Paul encourages his young protege, Timothy:
Instruct those who are rich in the present age not to be arrogant or to set their hope on the uncertainty of wealth, but on God, who richly provides us with all things to enjoy. Instruct them to do what is good, to be rich in good works, to be generous, willing to share, storing up for themselves a good reserve for the age to come, so that they may take hold of life that is real.
There are many other places we can find similar counsel in the NT.
What is crucial for us today is this principle:
Seek the good of others first, and self last.
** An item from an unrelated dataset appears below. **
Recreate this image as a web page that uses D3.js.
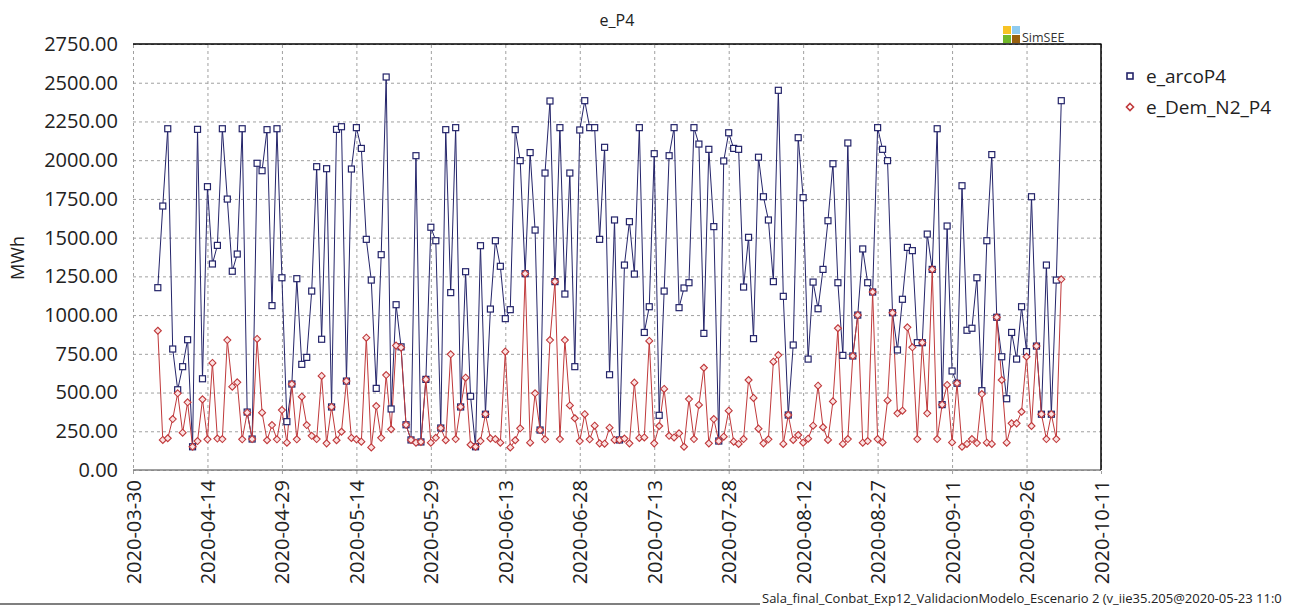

Seek the good of others first, and self last.
Paul doesn’t make a distinction between saved and unsaved, Jew or Greek, male and female.
As a follower of Jesus, modeling our lives on the example of Jesus, we are to always seek the good of others before our own.
This sounds simple and looks great as a slogan. But it requires more than simple lip service.
Paul poses a circumstance in vs 25-29a that you and I will likely never have to deal with among our neighbors.
He has already given clues in vs 23 as to how we evaluate what the ‘good’ of others might be.
a). Is it beneficial?
We are now reaping the rewards of several generations who have been raised with the belief that they as individuals and they alone have the right to define success. And for many of them - certainly not all - success means fulfilling their individuality displaying themselves freely.
One quick glance at social media platforms like Twitter, Instagram, and others is all it takes to recognize that many who post have no thought of what is helpful or beneficial!
Paul asks…just because you can, should you?
b). Is it edifying/useful for building up one another?
As Jesus neared Jerusalem He travelled through Jericho. While in that town He saw a tax-collector watching from a perch in a tree. Calling the man - by name - Jesus invited Himself to stay of his home!
When questioned by His followers Jesus simply answered:
For the Son of Man has come to seek and to save the lost.”
Give No Offense
Give No Offense
In vs 32-11:1 Paul offers a second instruction.
The word translated ‘offense’ means “without offense, or causing no offense, but in more objective terms it denotes (passive) undamaged or (active) causing no damage.”
Anthony C. Thiselton, The First Epistle to the Corinthians: A Commentary on the Greek Text, New International Greek Testament Commentary (Grand Rapids, MI: W.B. Eerdmans, 2000), 794.